▸ MATERIAL PROVIDED:
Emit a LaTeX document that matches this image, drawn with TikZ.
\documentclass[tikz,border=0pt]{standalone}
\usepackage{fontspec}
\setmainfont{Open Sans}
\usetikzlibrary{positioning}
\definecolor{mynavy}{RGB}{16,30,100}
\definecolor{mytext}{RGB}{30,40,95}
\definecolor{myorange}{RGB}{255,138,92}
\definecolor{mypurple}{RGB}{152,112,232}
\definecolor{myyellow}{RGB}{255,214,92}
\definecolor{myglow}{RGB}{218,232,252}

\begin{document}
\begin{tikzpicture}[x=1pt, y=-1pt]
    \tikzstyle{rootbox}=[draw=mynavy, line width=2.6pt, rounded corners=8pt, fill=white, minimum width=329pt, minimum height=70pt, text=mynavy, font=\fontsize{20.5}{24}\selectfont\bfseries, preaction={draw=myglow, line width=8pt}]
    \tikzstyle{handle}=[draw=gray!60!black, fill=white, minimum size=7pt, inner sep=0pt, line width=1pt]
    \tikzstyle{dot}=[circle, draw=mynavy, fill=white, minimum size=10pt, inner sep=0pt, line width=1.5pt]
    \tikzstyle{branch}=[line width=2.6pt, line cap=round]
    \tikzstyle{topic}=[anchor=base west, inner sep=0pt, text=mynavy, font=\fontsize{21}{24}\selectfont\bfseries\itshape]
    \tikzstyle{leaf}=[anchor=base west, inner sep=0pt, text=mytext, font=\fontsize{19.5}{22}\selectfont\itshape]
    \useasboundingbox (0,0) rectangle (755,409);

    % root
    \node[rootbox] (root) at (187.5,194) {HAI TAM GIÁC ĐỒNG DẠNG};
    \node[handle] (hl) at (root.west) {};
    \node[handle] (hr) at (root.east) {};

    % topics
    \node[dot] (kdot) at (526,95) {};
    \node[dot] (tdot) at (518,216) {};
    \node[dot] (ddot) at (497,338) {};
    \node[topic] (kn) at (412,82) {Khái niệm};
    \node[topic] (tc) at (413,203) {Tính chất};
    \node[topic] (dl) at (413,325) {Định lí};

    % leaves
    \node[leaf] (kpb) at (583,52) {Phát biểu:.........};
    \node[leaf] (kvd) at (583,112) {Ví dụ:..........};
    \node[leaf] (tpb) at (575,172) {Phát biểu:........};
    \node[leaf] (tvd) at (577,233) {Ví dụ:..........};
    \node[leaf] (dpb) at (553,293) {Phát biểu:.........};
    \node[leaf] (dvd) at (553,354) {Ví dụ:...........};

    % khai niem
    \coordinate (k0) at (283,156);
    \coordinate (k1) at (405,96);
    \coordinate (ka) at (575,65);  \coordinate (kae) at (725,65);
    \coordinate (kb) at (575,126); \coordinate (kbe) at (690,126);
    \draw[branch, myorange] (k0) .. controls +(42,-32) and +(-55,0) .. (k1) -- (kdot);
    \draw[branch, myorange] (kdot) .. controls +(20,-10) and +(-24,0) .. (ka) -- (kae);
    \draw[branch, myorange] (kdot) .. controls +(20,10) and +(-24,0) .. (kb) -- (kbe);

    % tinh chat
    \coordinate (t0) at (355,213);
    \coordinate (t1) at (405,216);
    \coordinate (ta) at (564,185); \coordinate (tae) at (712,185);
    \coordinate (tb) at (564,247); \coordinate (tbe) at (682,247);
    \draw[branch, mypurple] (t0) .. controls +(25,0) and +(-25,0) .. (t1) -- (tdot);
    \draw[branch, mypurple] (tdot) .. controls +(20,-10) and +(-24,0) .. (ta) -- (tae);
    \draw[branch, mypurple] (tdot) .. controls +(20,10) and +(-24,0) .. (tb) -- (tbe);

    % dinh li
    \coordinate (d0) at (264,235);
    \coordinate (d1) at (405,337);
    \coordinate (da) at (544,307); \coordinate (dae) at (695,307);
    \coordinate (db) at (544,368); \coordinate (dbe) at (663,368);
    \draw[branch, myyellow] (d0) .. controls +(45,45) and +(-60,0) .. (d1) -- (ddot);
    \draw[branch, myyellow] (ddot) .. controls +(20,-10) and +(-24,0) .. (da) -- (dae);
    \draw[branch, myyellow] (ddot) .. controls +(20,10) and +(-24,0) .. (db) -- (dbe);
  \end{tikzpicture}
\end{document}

▸ EXERCISE DIRECTIONS:
Every line above needs to be retyped exactly.

▸ OUTPUT FOR THIS EXERCISE:
Emit a LaTeX document that matches this image, drawn with TikZ.
\documentclass[tikz,border=0pt]{standalone}
\usepackage{fontspec}
\setmainfont{Open Sans}
\usetikzlibrary{positioning}
\definecolor{mynavy}{RGB}{16,30,100}
\definecolor{mytext}{RGB}{30,40,95}
\definecolor{myorange}{RGB}{255,138,92}
\definecolor{mypurple}{RGB}{152,112,232}
\definecolor{myyellow}{RGB}{255,214,92}
\definecolor{myglow}{RGB}{218,232,252}

\begin{document}
\begin{tikzpicture}[x=1pt, y=-1pt]
    \tikzstyle{rootbox}=[draw=mynavy, line width=2.6pt, rounded corners=8pt, fill=white, minimum width=329pt, minimum height=70pt, text=mynavy, font=\fontsize{20.5}{24}\selectfont\bfseries, preaction={draw=myglow, line width=8pt}]
    \tikzstyle{handle}=[draw=gray!60!black, fill=white, minimum size=7pt, inner sep=0pt, line width=1pt]
    \tikzstyle{dot}=[circle, draw=mynavy, fill=white, minimum size=10pt, inner sep=0pt, line width=1.5pt]
    \tikzstyle{branch}=[line width=2.6pt, line cap=round]
    \tikzstyle{topic}=[anchor=base west, inner sep=0pt, text=mynavy, font=\fontsize{21}{24}\selectfont\bfseries\itshape]
    \tikzstyle{leaf}=[anchor=base west, inner sep=0pt, text=mytext, font=\fontsize{19.5}{22}\selectfont\itshape]
    \useasboundingbox (0,0) rectangle (755,409);

    % root
    \node[rootbox] (root) at (187.5,194) {HAI TAM GIÁC ĐỒNG DẠNG};
    \node[handle] (hl) at (root.west) {};
    \node[handle] (hr) at (root.east) {};

    % topics
    \node[dot] (kdot) at (526,95) {};
    \node[dot] (tdot) at (518,216) {};
    \node[dot] (ddot) at (497,338) {};
    \node[topic] (kn) at (412,82) {Khái niệm};
    \node[topic] (tc) at (413,203) {Tính chất};
    \node[topic] (dl) at (413,325) {Định lí};

    % leaves
    \node[leaf] (kpb) at (583,52) {Phát biểu:.........};
    \node[leaf] (kvd) at (583,112) {Ví dụ:..........};
    \node[leaf] (tpb) at (575,172) {Phát biểu:........};
    \node[leaf] (tvd) at (577,233) {Ví dụ:..........};
    \node[leaf] (dpb) at (553,293) {Phát biểu:.........};
    \node[leaf] (dvd) at (553,354) {Ví dụ:...........};

    % khai niem
    \coordinate (k0) at (283,156);
    \coordinate (k1) at (405,96);
    \coordinate (ka) at (575,65);  \coordinate (kae) at (725,65);
    \coordinate (kb) at (575,126); \coordinate (kbe) at (690,126);
    \draw[branch, myorange] (k0) .. controls +(42,-32) and +(-55,0) .. (k1) -- (kdot);
    \draw[branch, myorange] (kdot) .. controls +(20,-10) and +(-24,0) .. (ka) -- (kae);
    \draw[branch, myorange] (kdot) .. controls +(20,10) and +(-24,0) .. (kb) -- (kbe);

    % tinh chat
    \coordinate (t0) at (355,213);
    \coordinate (t1) at (405,216);
    \coordinate (ta) at (564,185); \coordinate (tae) at (712,185);
    \coordinate (tb) at (564,247); \coordinate (tbe) at (682,247);
    \draw[branch, mypurple] (t0) .. controls +(25,0) and +(-25,0) .. (t1) -- (tdot);
    \draw[branch, mypurple] (tdot) .. controls +(20,-10) and +(-24,0) .. (ta) -- (tae);
    \draw[branch, mypurple] (tdot) .. controls +(20,10) and +(-24,0) .. (tb) -- (tbe);

    % dinh li
    \coordinate (d0) at (264,235);
    \coordinate (d1) at (405,337);
    \coordinate (da) at (544,307); \coordinate (dae) at (695,307);
    \coordinate (db) at (544,368); \coordinate (dbe) at (663,368);
    \draw[branch, myyellow] (d0) .. controls +(45,45) and +(-60,0) .. (d1) -- (ddot);
    \draw[branch, myyellow] (ddot) .. controls +(20,-10) and +(-24,0) .. (da) -- (dae);
    \draw[branch, myyellow] (ddot) .. controls +(20,10) and +(-24,0) .. (db) -- (dbe);
  \end{tikzpicture}
\end{document}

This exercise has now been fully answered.